Live a good life. If there are gods and they are just, then they will not care how devout you have been but will welcome you based on the virtues you have lived by. If there are gods, but unjust, then you should not want to worship them. If there are no gods, then you will be gone but will have lived a noble life that will live on in the memories of your loved ones.

—MARCUS AURELIUS

The Art of
Wielding a Hammer

T
HERE ARE these men in Kansas. They are quiet, unsung, heroic men. They had a profound influence on me when I was a child and I’ve carried their influence with me into adulthood. These men are called Mennonites.

I have no idea or profess to know any details of what Mennonites believe in, and I could frankly care less. They dress similar to the Amish people, and travel sometimes in horse-and-buggies. The men seem to have beards and the women wear ankle-length dresses and they sort of stay to themselves. What I can say about them is that they are the most uniquely helpful and generous people I have observed.
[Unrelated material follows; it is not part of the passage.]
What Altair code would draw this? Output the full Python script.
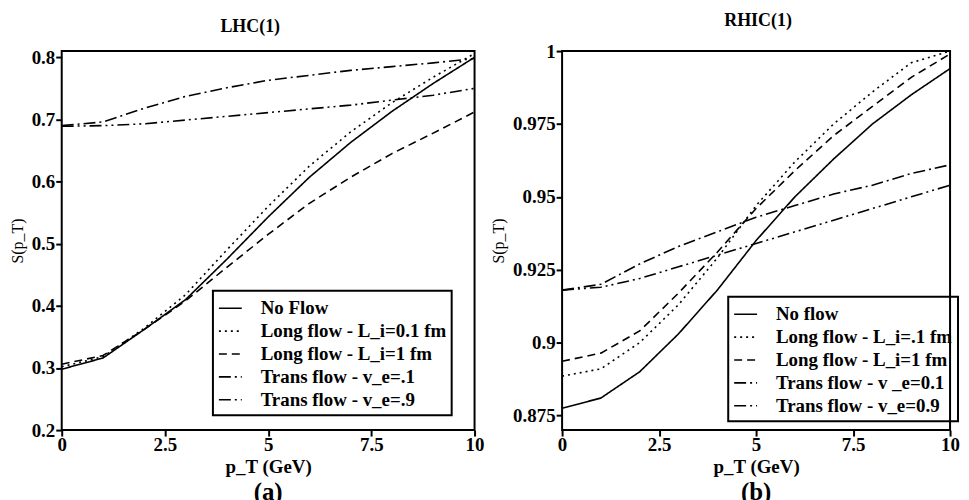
import altair as alt
import pandas as pd

FONT = "Liberation Serif"

# ---------------- data ----------------
pT = [0, 1, 2, 3, 4, 5, 6, 7, 8, 9, 10]

lhc_labels = ["No Flow", "Long flow - L_i=0.1 fm", "Long flow - L_i=1 fm",
              "Trans  flow  - v_e=.1", "Trans flow  - v_e=.9"]
lhc_no_flow = [0.298, 0.316, 0.362, 0.410, 0.475, 0.543, 0.607, 0.663, 0.713, 0.758, 0.800]
lhc_long_01 = [0.302, 0.318, 0.364, 0.418, 0.490, 0.560, 0.625, 0.680, 0.727, 0.768, 0.806]
lhc_long_1 = [0.306, 0.320, 0.362, 0.408, 0.462, 0.515, 0.565, 0.607, 0.645, 0.678, 0.712]
lhc_trans_01 = [0.690, 0.696, 0.718, 0.737, 0.751, 0.763, 0.771, 0.779, 0.785, 0.791, 0.798]
lhc_trans_09 = [0.689, 0.690, 0.693, 0.699, 0.705, 0.711, 0.717, 0.723, 0.731, 0.739, 0.750]

rhic_labels = ["No flow", "Long flow - L_i=.1 fm", "Long flow  - L_i=1 fm",
               "Trans flow  - v _e=0.1", "Trans flow  - v_e=0.9"]
rhic_no_flow = [0.8775, 0.881, 0.890, 0.903, 0.918, 0.935, 0.950, 0.963, 0.975, 0.985, 0.994]
rhic_long_01 = [0.8885, 0.891, 0.900, 0.913, 0.929, 0.947, 0.962, 0.975, 0.986, 0.996, 1.000]
rhic_long_1 = [0.8936, 0.8964, 0.904, 0.917, 0.931, 0.946, 0.959, 0.971, 0.981, 0.991, 0.999]
rhic_trans_01 = [0.918, 0.920, 0.927, 0.933, 0.938, 0.943, 0.947, 0.951, 0.954, 0.958, 0.961]
rhic_trans_09 = [0.918, 0.919, 0.922, 0.926, 0.930, 0.934, 0.938, 0.942, 0.946, 0.950, 0.954]

x_major = [0, 2.5, 5, 7.5, 10]
lhc_y_major = [0.2, 0.3, 0.4, 0.5, 0.6, 0.7, 0.8]
rhic_y_major = [0.875, 0.9, 0.925, 0.95, 0.975, 1.0]

# line styles (solid, dotted, dashed, dash-dot, dash-dot-dot)
DASHES = [[1, 0], [2, 4], [8, 5], [12, 4, 2, 4], [12, 4, 2, 4, 2, 4]]


def panel(labels, series, ydom, ymaj, title, tag, w, h, lx, ly, tpad, tdx):
    rows = []
    for lab, vals in zip(labels, series):
        for xv, yv in zip(pT, vals):
            rows.append({"pT": xv, "S": yv, "series": lab})
    df = pd.DataFrame(rows)
    xs = alt.Scale(domain=[0, 10], nice=False, zero=False)
    ys = alt.Scale(domain=ydom, nice=False, zero=False)

    x_axis = alt.Axis(values=x_major, labelExpr="toString(datum.value)", title="p_T (GeV)",
                      domain=False, ticks=True, tickSize=6, tickWidth=2, tickColor="black",
                      grid=False, labelFlush=False,
                      labelFont=FONT, labelFontSize=19, labelFontWeight="bold",
                      labelColor="black", labelPadding=0,
                      titleFont=FONT, titleFontSize=19, titleFontWeight="bold",
                      titleColor="black", titlePadding=3)
    y_axis = alt.Axis(values=ymaj, labelExpr="toString(datum.value)", title="S(p_T)",
                      domain=False, ticks=True, tickSize=6, tickWidth=2, tickColor="black",
                      grid=False,
                      labelFont=FONT, labelFontSize=19, labelFontWeight="bold",
                      labelColor="black", labelPadding=1,
                      titleFont=FONT, titleFontSize=16, titleFontWeight="normal",
                      titleColor="black", titlePadding=tpad)

    lines = alt.Chart(df).mark_line(clip=True, color="black", strokeWidth=1.6).encode(
        x=alt.X("pT:Q", scale=xs, axis=x_axis),
        y=alt.Y("S:Q", scale=ys, axis=y_axis),
        strokeDash=alt.StrokeDash(
            "series:N", sort=labels,
            scale=alt.Scale(domain=labels, range=DASHES),
            legend=alt.Legend(orient="none", legendX=lx, legendY=ly, title=None,
                              symbolType="stroke", symbolStrokeColor="black",
                              symbolStrokeWidth=1.6, symbolSize=529,
                              labelFont=FONT, labelFontSize=19, labelFontWeight="bold",
                              labelColor="black", labelOffset=18, labelLimit=400,
                              strokeColor="black", padding=5, rowPadding=0)),
        detail="series:N",
    )

    tagc = alt.Chart(pd.DataFrame({"t": [tag]})).mark_text(
        font=FONT, fontSize=25, fontWeight="bold", color="black", baseline="middle"
    ).encode(text="t:N", x=alt.value(w / 2), y=alt.value(h + 62))

    return alt.layer(lines, tagc).properties(
        width=w, height=h,
        title=alt.TitleParams(title, font=FONT, fontSize=18, fontWeight="bold",
                              color="black", offset=12, anchor="middle", dx=tdx),
    )


left = panel(lhc_labels,
             [lhc_no_flow, lhc_long_01, lhc_long_1, lhc_trans_01, lhc_trans_09],
             [0.2, 0.81], lhc_y_major, "LHC(1)", "(a)",
             415, 381, 152, 241, 6, -18)
right = panel(rhic_labels,
              [rhic_no_flow, rhic_long_01, rhic_long_1, rhic_trans_01, rhic_trans_09],
              [0.87, 1.0], rhic_y_major, "RHIC(1)", "(b)",
              390, 381, 167, 247, 6, 2)

chart = alt.concat(left, right, columns=2, spacing=4).resolve_scale(
    strokeDash="independent"
).resolve_legend(strokeDash="independent").configure(
    padding={"left": 0, "top": 2, "right": 0, "bottom": 0}
).configure_view(stroke="black", strokeWidth=2).configure_legend(strokeWidth=2)

chart.save("out.html", embed_options={"renderer": "svg", "actions": False})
Growing up in Kansas meant witnessing the aftermath of devastating damage and loss of life caused by tornadoes. When I was around eight, there was a catastrophic tornado in Udall, Kansas. My parents took us kids to see the damage the day after. The town was basically leveled, and people were staggering around in a daze like haunted zombies. The confusion is massive after a tornado hits, as people have lost everything. I saw the body of a dead woman wrapped around a claw-foot bathtub in the rubble. There was an eerie silence that prevailed, except for the sound of hammers hitting wood. A little in the distance were the Mennonites, about eight men total. They had begun rebuilding a barn. Not for themselves, but for a family who had lost theirs in the tornado. The family hadn’t called them or hired them or invited them. They just showed up, which is their MO.

The Mennonite men were quietly, professionally raising a barn, right before our eyes. Their Mennonite wives were serving food to people, homemade, delicious food consisting of shepherd’s pie and cherry pie. They were quiet people. They just went about their job of resurrecting a town one barn by one house by one meal. I asked my dad, “Who are those people?”